The House could simply take a vote on the "clean" bill, but the office of Speaker John Boehner (R-Ohio) has confirmed that the House GOP's next step will be to ask for a one-year delay of the health care law's individual mandate, along with an end to the employer health care contribution for members of Congress and their staffers. The goal, according to a plugged-in GOP lobbyist who confirmed the news, is to get moderate Democrats on the record as supporting the mandate's continued inclusion in the law.

The Senate will then reject the revised bill, as Majority Leader Harry Reid (D-Nev.) has insisted that there will be no Obamacare provisions in the continuing resolution. One of those moderate Democrats, Sen. Joe Manchin (D-W.Va.), has said he will oppose a bill that delays the individual mandate, even though he himself supports delaying it.

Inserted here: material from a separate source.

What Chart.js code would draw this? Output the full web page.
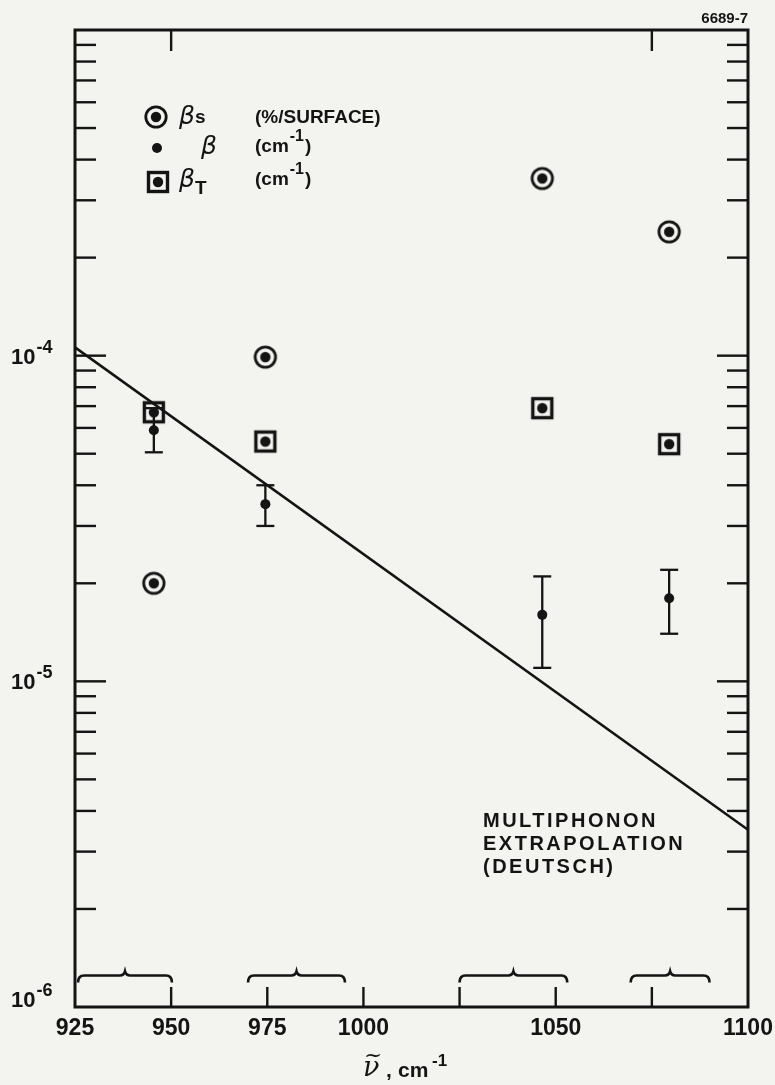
<!DOCTYPE html>
<html lang="en">
<head>
<meta charset="UTF-8">
<title>Absorption coefficients vs wavenumber</title>
<script src="https://cdn.jsdelivr.net/npm/chart.js@4.4.1/dist/chart.umd.min.js"></script>
<style>
  body { margin: 0; background: #f3f3f0; }
  #wrap { width: 775px; height: 1085px; position: relative; }
</style>
</head>
<body>
<div id="wrap"><canvas id="plot"></canvas></div>
<script>
// measured points (wavenumber in cm-1)
const waveNumbers = [945.5, 974.5, 1046.5, 1079.5];
const betaSurface = [2.0e-5, 9.9e-5, 3.5e-4, 2.4e-4];   // %/surface
const betaBulk = [5.9e-5, 3.5e-5, 1.6e-5, 1.8e-5];       // cm-1
const betaBulkLow = [5.05e-5, 3.0e-5, 1.1e-5, 1.4e-5];
const betaBulkHigh = [6.9e-5, 4.0e-5, 2.1e-5, 2.2e-5];
const betaTotal = [6.7e-5, 5.45e-5, 6.9e-5, 5.35e-5];    // cm-1

// multiphonon extrapolation (Deutsch)
const multiphononX = [925, 1100];
const multiphononY = [1.06e-4, 3.5e-6];

// axes
const xTicks = [925, 950, 975, 1000, 1025, 1050, 1075, 1100];
const xTickLabels = ['925', '950', '975', '1000', '', '1050', '', '1100'];
const topTicks = [950, 1075];
const decadeExps = [-6, -5, -4];
const labelExps = [-6, -5, -4];

// laser line groups, drawn as braces along the bottom
const bandFrom = [925.8, 970, 1025, 1069.5];
const bandTo = [950.2, 995.2, 1053, 1090];
const bandLevel = 1.25e-6;

const ink = '#141414';
const SANS = '"Liberation Sans", Arial, sans-serif';

function ringDot() {
  const c = document.createElement('canvas');
  c.width = c.height = 28;
  const g = c.getContext('2d');
  g.strokeStyle = ink; g.fillStyle = ink; g.lineWidth = 2.8;
  g.beginPath(); g.arc(14, 14, 10.2, 0, Math.PI * 2); g.stroke();
  g.beginPath(); g.arc(14, 14, 5.2, 0, Math.PI * 2); g.fill();
  return c;
}

function boxDot() {
  const c = document.createElement('canvas');
  c.width = c.height = 28;
  const g = c.getContext('2d');
  g.strokeStyle = ink; g.fillStyle = ink; g.lineWidth = 3.4;
  g.strokeRect(4.5, 4.5, 19, 19);
  g.beginPath(); g.arc(14, 14, 5.2, 0, Math.PI * 2); g.fill();
  return c;
}

const ringImg = ringDot();
const boxImg = boxDot();

function seg(ctx, x0, y0, x1, y1) {
  ctx.beginPath(); ctx.moveTo(x0, y0); ctx.lineTo(x1, y1); ctx.stroke();
}

// 10 with a superscript exponent
function power(ctx, x, base, exp, big, small, lift) {
  ctx.textAlign = 'left';
  ctx.textBaseline = 'alphabetic';
  ctx.font = 'bold ' + big + 'px ' + SANS;
  ctx.fillText('10', x, base);
  const w = ctx.measureText('10').width;
  ctx.font = 'bold ' + small + 'px ' + SANS;
  ctx.fillText('-' + Math.abs(exp), x + w + 1, base - lift);
}

const paper = {
  id: 'paper',
  beforeDraw(chart) {
    const ctx = chart.ctx;
    ctx.save();
    ctx.fillStyle = '#f3f3f0';
    ctx.fillRect(0, 0, chart.width, chart.height);
    ctx.restore();
  },
  beforeDatasetsDraw(chart) {
    const { ctx, chartArea: a, scales: { x, y } } = chart;
    ctx.save();
    ctx.strokeStyle = ink;
    ctx.fillStyle = ink;

    // frame
    ctx.lineWidth = 3;
    ctx.strokeRect(a.left, a.top, a.right - a.left, a.bottom - a.top);

    // log ticks on both vertical sides, pointing inward
    ctx.lineWidth = 2.4;
    decadeExps.forEach(d => {
      for (let m = 1; m <= 9; m++) {
        if (m === 1 && d === decadeExps[0]) continue;
        const py = y.getPixelForValue(m * Math.pow(10, d));
        const len = m === 1 ? 31 : 21;
        seg(ctx, a.left, py, a.left + len, py);
        seg(ctx, a.right, py, a.right - len, py);
      }
    });

    // bottom ticks up, top ticks down
    xTicks.forEach(v => {
      if (v === x.min || v === x.max) return;
      const px = x.getPixelForValue(v);
      seg(ctx, px, a.bottom, px, a.bottom - 20);
    });
    topTicks.forEach(v => {
      const px = x.getPixelForValue(v);
      seg(ctx, px, a.top, px, a.top + 21);
    });

    // braces over the laser line groups
    ctx.lineWidth = 2.6;
    const yb = y.getPixelForValue(bandLevel);
    bandFrom.forEach((f, i) => {
      const x0 = x.getPixelForValue(f);
      const x1 = x.getPixelForValue(bandTo[i]);
      const xc = (x0 + x1) / 2;
      ctx.beginPath();
      ctx.moveTo(x0, yb + 7);
      ctx.quadraticCurveTo(x0, yb, x0 + 6, yb);
      ctx.lineTo(xc - 5, yb);
      ctx.quadraticCurveTo(xc - 1, yb, xc, yb - 4);
      ctx.quadraticCurveTo(xc + 1, yb, xc + 5, yb);
      ctx.lineTo(x1 - 6, yb);
      ctx.quadraticCurveTo(x1, yb, x1, yb + 7);
      ctx.stroke();
    });

    // error bars on beta
    ctx.lineWidth = 2.3;
    waveNumbers.forEach((w, i) => {
      const px = x.getPixelForValue(w);
      const lo = y.getPixelForValue(betaBulkLow[i]);
      const hi = y.getPixelForValue(betaBulkHigh[i]);
      seg(ctx, px, lo, px, hi);
      seg(ctx, px - 9, lo, px + 9, lo);
      seg(ctx, px - 9, hi, px + 9, hi);
    });
    ctx.restore();
  },
  afterDatasetsDraw(chart) {
    const { ctx, chartArea: a, scales: { x, y } } = chart;
    ctx.save();
    ctx.fillStyle = ink;

    // y labels
    labelExps.forEach(e => {
      const py = y.getPixelForValue(Math.pow(10, e));
      const base = e === labelExps[0] ? a.bottom : py + 8;
      power(ctx, 11, base, e, 22, 18, 11);
    });

    // x labels
    ctx.font = 'bold 23px ' + SANS;
    ctx.textAlign = 'center';
    ctx.textBaseline = 'alphabetic';
    xTicks.forEach((v, i) => {
      if (!xTickLabels[i]) return;
      ctx.fillText(xTickLabels[i], x.getPixelForValue(v), a.bottom + 28);
    });

    // x title
    ctx.textAlign = 'left';
    ctx.font = 'italic 27px "DejaVu Serif", serif';
    ctx.fillText('\u03BD', 363, 1076);
    ctx.font = '22px "DejaVu Serif", serif';
    ctx.fillText('~', 364, 1062);
    ctx.font = 'bold 21px ' + SANS;
    ctx.fillText(',', 386, 1077);
    ctx.fillText('cm', 398, 1077);
    ctx.font = 'bold 17px ' + SANS;
    ctx.fillText('-1', 432, 1066);

    // figure number
    ctx.font = 'bold 15px ' + SANS;
    ctx.textAlign = 'right';
    ctx.fillText('6689-7', 748, 23);

    // legend
    ctx.textAlign = 'left';
    ctx.drawImage(ringImg, 156 - 14, 117 - 14);
    ctx.beginPath(); ctx.arc(157, 148, 5, 0, Math.PI * 2); ctx.fill();
    ctx.drawImage(boxImg, 158 - 14, 182 - 14);

    const greek = 'oblique 25px "DejaVu Sans", sans-serif';
    ctx.font = greek;
    ctx.fillText('\u03B2', 179, 124);
    ctx.fillText('\u03B2', 201, 154);
    ctx.fillText('\u03B2', 179, 187);
    ctx.font = 'bold 19px ' + SANS;
    ctx.fillText('s', 195, 123);
    ctx.font = 'bold 19px ' + SANS;
    ctx.fillText('T', 195, 194);

    ctx.font = 'bold 19px ' + SANS;
    ctx.fillText('(%/SURFACE)', 255, 123);
    [152, 185].forEach(b => {
      ctx.font = 'bold 19px ' + SANS;
      ctx.fillText('(cm', 255, b);
      const w = ctx.measureText('(cm').width;
      ctx.font = 'bold 16px ' + SANS;
      ctx.fillText('-1', 255 + w + 1, b - 11);
      const w2 = ctx.measureText('-1').width;
      ctx.font = 'bold 19px ' + SANS;
      ctx.fillText(')', 255 + w + w2 + 2, b);
    });

    // note under the extrapolation line
    ctx.font = 'bold 20px ' + SANS;
    ctx.letterSpacing = '2.5px';
    ctx.fillText('MULTIPHONON', 483, 827);
    ctx.fillText('EXTRAPOLATION', 483, 850);
    ctx.fillText('(DEUTSCH)', 483, 873);
    ctx.restore();
  }
};

const pts = ys => waveNumbers.map((w, i) => ({ x: w, y: ys[i] }));

new Chart(document.getElementById('plot'), {
  type: 'scatter',
  data: {
    datasets: [
      {
        label: 'Multiphonon extrapolation',
        data: multiphononX.map((v, i) => ({ x: v, y: multiphononY[i] })),
        showLine: true,
        borderColor: ink,
        borderWidth: 2.6,
        pointRadius: 0
      },
      {
        label: 'βs',
        data: pts(betaSurface),
        pointStyle: ringImg,
        pointRadius: 12
      },
      {
        label: 'βT',
        data: pts(betaTotal),
        pointStyle: boxImg,
        pointRadius: 12
      },
      {
        label: 'β',
        data: pts(betaBulk),
        pointStyle: 'circle',
        pointRadius: 5,
        backgroundColor: ink,
        borderWidth: 0
      }
    ]
  },
  options: {
    responsive: true,
    maintainAspectRatio: false,
    animation: false,
    layout: { padding: { left: 75, right: 27, top: 30, bottom: 78 } },
    plugins: { legend: { display: false }, tooltip: { enabled: false } },
    scales: {
      x: { type: 'linear', min: 925, max: 1100, display: false },
      y: { type: 'logarithmic', min: 1e-6, max: 1e-3, display: false }
    }
  },
  plugins: [paper]
});
</script>
</body>
</html>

Democrats were perplexed by the House's insistence on pushing its riders, since Democrats have already agreed to the GOP's spending levels in the short-term bill.

"It's the numbers they want," said Sen. Barbara Boxer (D-Calif.). "We are taking their numbers. We're not happy about that. We're willing to compromise and take their numbers for the six-week period -- we want it clean."

"This is about six weeks of supporting our troops, our veterans, our seniors, our children, the economy," said Sen. Debbie Stabenow (D-Mich.).

The government will start to shut down at 12:01 a.m. Tuesday if no deal is reached.